■ REQUIREMENTS:
Write each line of the material exactly as given, from the top through the line that contains "import * as", and omit all pictures.

■ PROVIDED MATERIAL:

>>

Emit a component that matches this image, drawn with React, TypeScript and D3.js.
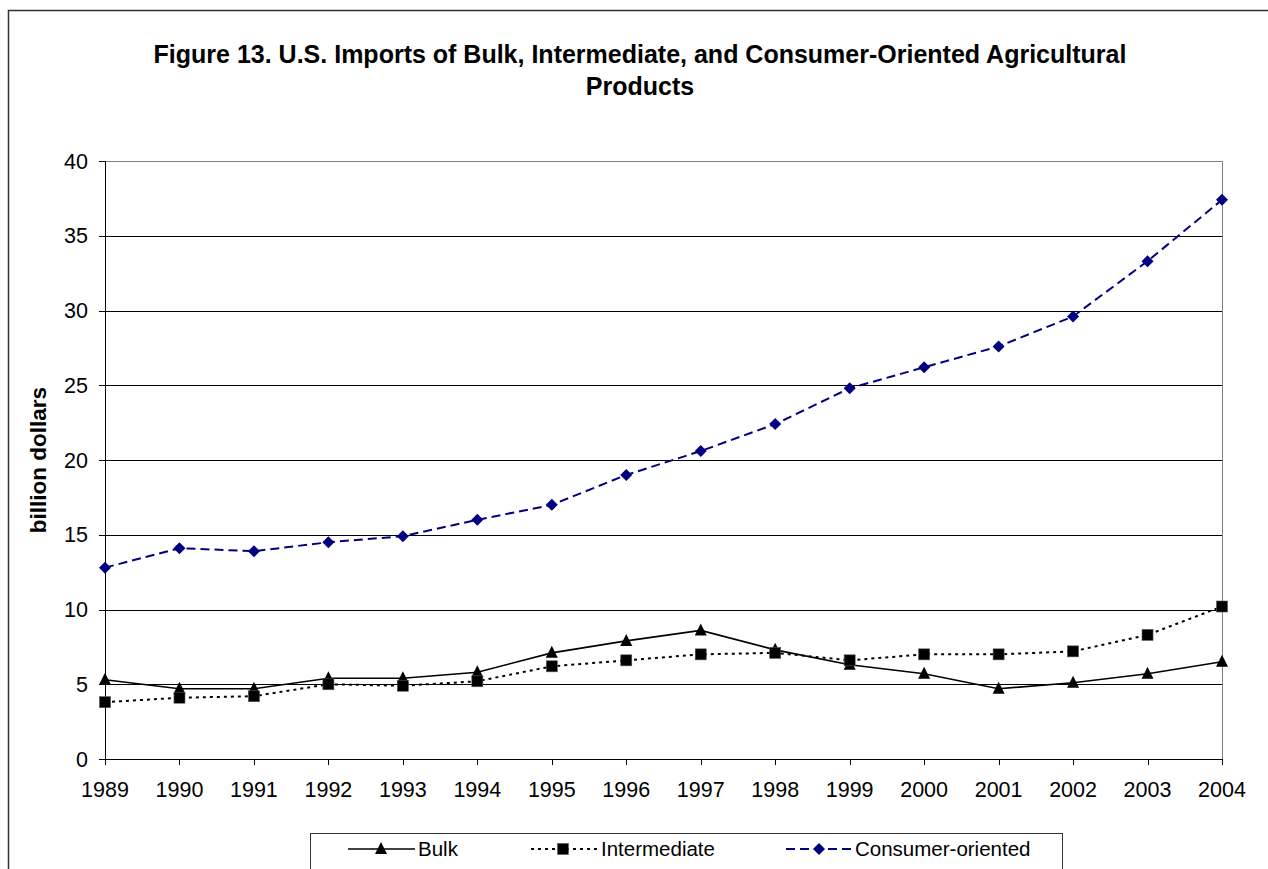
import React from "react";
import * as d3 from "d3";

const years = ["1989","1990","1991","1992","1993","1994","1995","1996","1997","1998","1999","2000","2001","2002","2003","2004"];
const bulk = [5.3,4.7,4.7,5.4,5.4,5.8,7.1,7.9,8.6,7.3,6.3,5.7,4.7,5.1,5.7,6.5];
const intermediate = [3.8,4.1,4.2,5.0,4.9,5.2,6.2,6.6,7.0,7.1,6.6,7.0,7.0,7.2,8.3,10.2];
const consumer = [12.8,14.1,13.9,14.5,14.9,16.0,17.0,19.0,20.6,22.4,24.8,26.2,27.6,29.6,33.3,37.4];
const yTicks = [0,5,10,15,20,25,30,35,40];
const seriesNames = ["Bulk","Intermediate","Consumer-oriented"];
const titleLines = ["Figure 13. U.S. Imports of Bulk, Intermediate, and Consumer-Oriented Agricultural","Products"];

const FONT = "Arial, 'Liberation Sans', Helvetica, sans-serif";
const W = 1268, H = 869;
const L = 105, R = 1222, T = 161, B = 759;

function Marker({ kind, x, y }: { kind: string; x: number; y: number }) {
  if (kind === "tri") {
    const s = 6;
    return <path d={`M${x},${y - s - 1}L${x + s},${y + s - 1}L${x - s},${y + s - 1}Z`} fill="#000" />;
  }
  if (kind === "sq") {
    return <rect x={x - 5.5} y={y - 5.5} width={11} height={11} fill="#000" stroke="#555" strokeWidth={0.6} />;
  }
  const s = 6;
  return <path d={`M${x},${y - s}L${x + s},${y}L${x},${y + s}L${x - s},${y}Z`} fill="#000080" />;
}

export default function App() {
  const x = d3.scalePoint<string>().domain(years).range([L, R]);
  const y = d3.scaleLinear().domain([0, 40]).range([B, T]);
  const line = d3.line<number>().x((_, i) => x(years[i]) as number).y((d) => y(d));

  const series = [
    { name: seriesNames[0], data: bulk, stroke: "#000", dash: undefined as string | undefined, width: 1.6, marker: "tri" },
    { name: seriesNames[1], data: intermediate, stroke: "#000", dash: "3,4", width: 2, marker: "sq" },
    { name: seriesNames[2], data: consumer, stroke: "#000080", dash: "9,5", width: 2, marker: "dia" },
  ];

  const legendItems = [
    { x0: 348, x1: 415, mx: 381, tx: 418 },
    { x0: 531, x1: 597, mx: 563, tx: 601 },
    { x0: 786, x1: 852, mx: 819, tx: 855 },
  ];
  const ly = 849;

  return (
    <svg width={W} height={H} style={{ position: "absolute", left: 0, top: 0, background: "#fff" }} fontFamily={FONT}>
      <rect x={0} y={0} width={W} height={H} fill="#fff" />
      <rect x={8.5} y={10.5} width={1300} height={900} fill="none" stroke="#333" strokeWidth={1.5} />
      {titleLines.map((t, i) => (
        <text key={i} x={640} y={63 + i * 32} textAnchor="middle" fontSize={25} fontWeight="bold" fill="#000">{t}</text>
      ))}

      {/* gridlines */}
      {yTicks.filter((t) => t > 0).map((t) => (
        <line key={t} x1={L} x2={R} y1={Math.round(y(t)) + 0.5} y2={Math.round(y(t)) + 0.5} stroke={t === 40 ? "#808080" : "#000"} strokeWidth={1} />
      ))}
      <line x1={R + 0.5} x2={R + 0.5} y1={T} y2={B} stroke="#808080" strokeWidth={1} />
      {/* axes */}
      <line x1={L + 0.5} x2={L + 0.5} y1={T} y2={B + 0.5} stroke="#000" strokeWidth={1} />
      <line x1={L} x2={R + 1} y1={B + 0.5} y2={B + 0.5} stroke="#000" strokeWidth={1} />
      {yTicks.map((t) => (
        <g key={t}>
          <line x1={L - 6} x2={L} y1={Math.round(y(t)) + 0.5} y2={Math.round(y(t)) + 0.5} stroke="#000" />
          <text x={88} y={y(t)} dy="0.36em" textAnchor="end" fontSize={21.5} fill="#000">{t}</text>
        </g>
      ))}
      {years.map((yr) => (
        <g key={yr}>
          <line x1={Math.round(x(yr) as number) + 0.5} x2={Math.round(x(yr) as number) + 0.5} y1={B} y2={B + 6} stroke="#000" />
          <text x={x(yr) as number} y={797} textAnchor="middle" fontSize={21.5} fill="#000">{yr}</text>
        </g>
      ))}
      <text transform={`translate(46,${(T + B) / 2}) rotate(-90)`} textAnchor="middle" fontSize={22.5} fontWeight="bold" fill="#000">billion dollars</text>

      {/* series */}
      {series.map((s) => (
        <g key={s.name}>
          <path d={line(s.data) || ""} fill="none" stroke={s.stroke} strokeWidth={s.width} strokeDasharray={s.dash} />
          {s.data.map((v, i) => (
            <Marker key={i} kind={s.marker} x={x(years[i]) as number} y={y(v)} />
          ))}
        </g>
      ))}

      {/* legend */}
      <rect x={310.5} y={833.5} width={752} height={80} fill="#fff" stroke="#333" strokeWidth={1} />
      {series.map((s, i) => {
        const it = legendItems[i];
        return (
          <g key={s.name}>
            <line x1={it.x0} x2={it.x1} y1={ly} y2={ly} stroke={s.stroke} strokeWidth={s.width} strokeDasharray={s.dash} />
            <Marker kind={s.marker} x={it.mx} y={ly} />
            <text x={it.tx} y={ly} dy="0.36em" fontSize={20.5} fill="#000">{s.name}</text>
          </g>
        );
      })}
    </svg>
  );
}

<<

■ RESULT FOR THIS EXERCISE:
Emit a component that matches this image, drawn with React, TypeScript and D3.js.
import React from "react";
import * as d3 from "d3";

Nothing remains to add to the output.